For a second time, the West’s search for the ghost ship-if it even existed-had run into complete frustration. Steve Hill was being bombarded with requirements for information-anything-to appease the frustration that went right up to Downing Street.

The controller, Middle East, could offer no resolution to the four questions that were raining down upon him from the British premier and the U.S. president. Does this ship exist at all? If so, what is it, where is it and which city is its target? The daily conferences were becoming purgatory. The chief of the SIS, never known or greeted by anything other than “C,” was steely in his silences. After Peshawar, all the superior authorities had agreed there was a terrorist spectacular in preparation. But the world of smoke and mirrors is not a forgiving place for those who fail their political masters. Since the discovery at customs of the scrawled message on the folded landing card, there had been no sign of life from Crowbar. Was he dead or alive? No one knew, and some were ceasing to care. It had been nearly four weeks, and with each passing day the mood was swinging to the view that he was now past tense. Some muttered that he had done his job, been caught and killed, but had been the cause of the plot being abandoned. Only Hill counseled caution, and a continued search for the source of a still-unfound threat. In some gloom, he motored to Ipswich to talk to Sam Seymour and the two eggheads in the hazardous-cargo office of Lloyd’s List, who were helping him go through every possibility, however bizarre.
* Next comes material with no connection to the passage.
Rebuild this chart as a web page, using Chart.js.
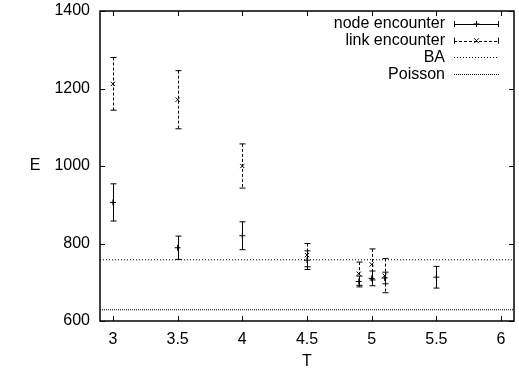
<!DOCTYPE html>
<html>
<head>
<meta charset="utf-8">
<script src="https://cdn.jsdelivr.net/npm/chart.js@4.4.0/dist/chart.umd.min.js"></script>
<style>
  html, body { margin: 0; padding: 0; background: #fff; }
  #wrap { width: 519px; height: 372px; }
</style>
</head>
<body>
<div id="wrap"><canvas id="chart"></canvas></div>
<script>
// data
const nodeT = [3, 3.5, 4, 4.5, 4.9, 5, 5.1, 5.5];
const nodeE = [906, 789, 820, 757, 702, 710, 711, 713];
const nodeErr = [48, 30, 36, 24, 14, 19, 15, 28];

const linkT = [3, 3.5, 4, 4.5, 4.9, 5, 5.1];
const linkE = [1212, 1171, 1000, 770, 722, 746, 717];
const linkErr = [68, 75, 57, 30, 30, 40, 44];

const baLevel = 758;
const poissonLevel = 629;

const xTicks = [3, 3.5, 4, 4.5, 5, 5.5, 6];
const yTicks = [600, 800, 1000, 1200, 1400];
const xMin = 2.9, xMax = 6.1;
const yMin = 600, yMax = 1400;

const FONT = '"Liberation Sans", Arial, Helvetica, sans-serif';

function pts(xs, ys) {
  return xs.map((x, i) => ({ x: x, y: ys[i] }));
}

// error bars, frame, inward ticks, axis titles, legend
const gnuplotLook = {
  id: 'gnuplotLook',
  afterDatasetsDraw(chart) {
    const ctx = chart.ctx;
    const xs = chart.scales.x, ys = chart.scales.y;
    const a = chart.chartArea;

    // error bars
    chart.data.datasets.forEach(ds => {
      if (!ds.err) return;
      ctx.save();
      ctx.strokeStyle = '#000';
      ctx.lineWidth = 1;
      ds.data.forEach((p, i) => {
        const px = Math.round(xs.getPixelForValue(p.x)) + 0.5;
        const top = ys.getPixelForValue(p.y + ds.err[i]);
        const bot = ys.getPixelForValue(p.y - ds.err[i]);
        ctx.setLineDash(ds.errDash || []);
        ctx.beginPath();
        ctx.moveTo(px, top);
        ctx.lineTo(px, bot);
        ctx.stroke();
        ctx.setLineDash([]);
        ctx.beginPath();
        ctx.moveTo(px - 3, top); ctx.lineTo(px + 3, top);
        ctx.moveTo(px - 3, bot); ctx.lineTo(px + 3, bot);
        ctx.stroke();
      });
      ctx.restore();
    });

    // frame
    ctx.save();
    ctx.strokeStyle = '#000';
    ctx.lineWidth = 1.5;
    ctx.strokeRect(a.left, a.top, a.right - a.left, a.bottom - a.top);

    // inward ticks on all four sides
    ctx.lineWidth = 1;
    ctx.beginPath();
    xTicks.forEach(v => {
      const px = Math.round(xs.getPixelForValue(v)) + 0.5;
      ctx.moveTo(px, a.bottom); ctx.lineTo(px, a.bottom - 5);
      ctx.moveTo(px, a.top); ctx.lineTo(px, a.top + 5);
    });
    yTicks.forEach(v => {
      const py = Math.round(ys.getPixelForValue(v)) + 0.5;
      ctx.moveTo(a.left, py); ctx.lineTo(a.left + 5, py);
      ctx.moveTo(a.right, py); ctx.lineTo(a.right - 5, py);
    });
    ctx.stroke();

    // axis titles
    ctx.fillStyle = '#000';
    ctx.font = '16px ' + FONT;
    ctx.textAlign = 'center';
    ctx.textBaseline = 'middle';
    ctx.fillText('E', 35, (a.top + a.bottom) / 2);
    ctx.fillText('T', (a.left + a.right) / 2, 362);

    // legend (text right-aligned, sample to the right)
    const rows = [
      { label: 'node encounter', dash: [], caps: true, mark: 'plus' },
      { label: 'link encounter', dash: [3, 2], caps: true, mark: 'x' },
      { label: 'BA', dash: [1, 2], caps: false },
      { label: 'Poisson', dash: [1, 1], caps: false }
    ];
    const textRight = 445, s0 = 454, s1 = 499;
    rows.forEach((r, i) => {
      const y = 24 + i * 16.7;
      ctx.textAlign = 'right';
      ctx.fillText(r.label, textRight, y);
      ctx.beginPath();
      ctx.setLineDash(r.dash);
      ctx.lineWidth = 1;
      ctx.moveTo(s0, Math.round(y) + 0.5);
      ctx.lineTo(s1, Math.round(y) + 0.5);
      ctx.stroke();
      ctx.setLineDash([]);
      if (r.caps) {
        ctx.beginPath();
        ctx.moveTo(s0 + 0.5, y - 3); ctx.lineTo(s0 + 0.5, y + 3);
        ctx.moveTo(s1 - 0.5, y - 3); ctx.lineTo(s1 - 0.5, y + 3);
        const m = (s0 + s1) / 2;
        if (r.mark === 'plus') {
          ctx.moveTo(m - 3, y); ctx.lineTo(m + 3, y);
          ctx.moveTo(m, y - 3); ctx.lineTo(m, y + 3);
        } else {
          ctx.moveTo(m - 2.5, y - 2.5); ctx.lineTo(m + 2.5, y + 2.5);
          ctx.moveTo(m - 2.5, y + 2.5); ctx.lineTo(m + 2.5, y - 2.5);
        }
        ctx.stroke();
      }
    });
    ctx.restore();
  }
};

new Chart(document.getElementById('chart'), {
  type: 'scatter',

  data: {
    datasets: [{
      label: 'node encounter',
      data: pts(nodeT, nodeE),
      err: nodeErr,
      pointStyle: 'cross',
      pointRadius: 3,
      pointBorderWidth: 1,
      borderColor: '#000',
      backgroundColor: '#000'
    }, {
      label: 'link encounter',
      data: pts(linkT, linkE),
      err: linkErr,
      errDash: [3, 2],
      pointStyle: 'crossRot',
      pointRadius: 3,
      pointBorderWidth: 1,
      borderColor: '#000',
      backgroundColor: '#000'
    }, {
      label: 'BA',
      type: 'line',
      data: [{ x: xMin, y: baLevel }, { x: xMax, y: baLevel }],
      borderColor: '#000',
      borderWidth: 1,
      borderDash: [1, 2],
      pointRadius: 0
    }, {
      label: 'Poisson',
      type: 'line',
      data: [{ x: xMin, y: poissonLevel }, { x: xMax, y: poissonLevel }],
      borderColor: '#000',
      borderWidth: 1,
      borderDash: [1, 1],
      pointRadius: 0
    }]
  },

  options: {
    responsive: true,
    maintainAspectRatio: false,
    animation: false,
    layout: { padding: { top: 11, right: 1, left: 0, bottom: 0 } },

    plugins: {
      legend: { display: false },
      tooltip: { enabled: false }
    },

    scales: {
      x: {
        type: 'linear',
        min: xMin,
        max: xMax,
        grid: { display: false, drawTicks: false },
        border: { display: false },
        afterBuildTicks: s => { s.ticks = xTicks.map(v => ({ value: v })); },
        afterFit: s => { s.height = 51; s.paddingLeft = 0; s.paddingRight = 0; },
        ticks: {
          color: '#000',
          padding: 9,
          autoSkip: false,
          maxRotation: 0,
          font: { family: FONT, size: 16 },
          callback: v => String(v)
        }
      },

      y: {
        min: yMin,
        max: yMax,
        grid: { display: false, drawTicks: false },
        border: { display: false },
        afterBuildTicks: s => { s.ticks = yTicks.map(v => ({ value: v })); },
        afterFit: s => { s.width = 100; s.paddingTop = 0; s.paddingBottom = 0; },
        ticks: {
          color: '#000',
          padding: 10,
          font: { family: FONT, size: 16 },
          callback: v => String(v)
        }
      }
    }
  },

  plugins: [gnuplotLook]
});
</script>
</body>
</html>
“You used a pretty hair-raising phrase in London, Sam. ‘Thirty times the Hiroshima bomb.’ How on earth can a small tanker be worse than the entire Manhattan Project?”

Sam Seymour was exhausted. At thirty-two, he could see a promising career in British Intelligence coming to a polite sidelining to the archives of the Central Registry, even though he had been saddled with a job that was looking every day more impossible to fulfill.

“With an atomic bomb, Steve, the damage comes in four waves. The flash is so searingly bright it can cauterize the cornea of a watcher unless he has black-lens shields. Then comes the heat, so bad it causes everything in its path to self-incinerate. The shock wave knocks down buildings miles away, and the gamma radiation is long term, causing carcinoma and malformations. With the LPG explosion, forget three of them-this explosion is all heat. “But it is a heat so fierce that it will cause steel to run like honey and concrete to crumble to dust. You’ve heard of the ‘fuel-air bomb’? It is so powerful it makes napalm seem mild, yet they both have the same source: petroleum.

“LPS is heavier than air. When transported, it is not, like LNG, kept at an amazingly low temperature; it is kept under pressure. Hence, the double-hulled skins of LPG tankers. If a tanker is ruptured, the LPG will gush out, quite invisible, and mix with the air. It is heavier than air, so it will swirl round the place it came from, forming one enormous fuel-air bomb. Ignite that and the entire cargo will explode in flame, terrible flame, rising quickly to five thousand degrees centigrade. Then it will start to roll. It creates its own wind. It will roll outward from the source, a roaring tide of flame, consuming everything in its path until it has completely consumed itself. Then it gutters like a fading candle and dies.”

“How far will the fireball roll?” asked Hill.

“Well, according to my newfound boffin friends, a small tanker of, say, eight thousand tons, fully vented and ignited, would consume everything, and extinguish all human life, within a five-kilometer radius. One last thing, I said it creates its own wind. It sucks in the air from periphery to center, to feed itself, so even humans in a protective shell five klicks away from the epicenter will die of asphyxia.”

Steve Hill had a mental image of a city cluttered round its harbor after such a horror exploded there. Not even the outer suburbs would survive. “Are these tankers being checked out?”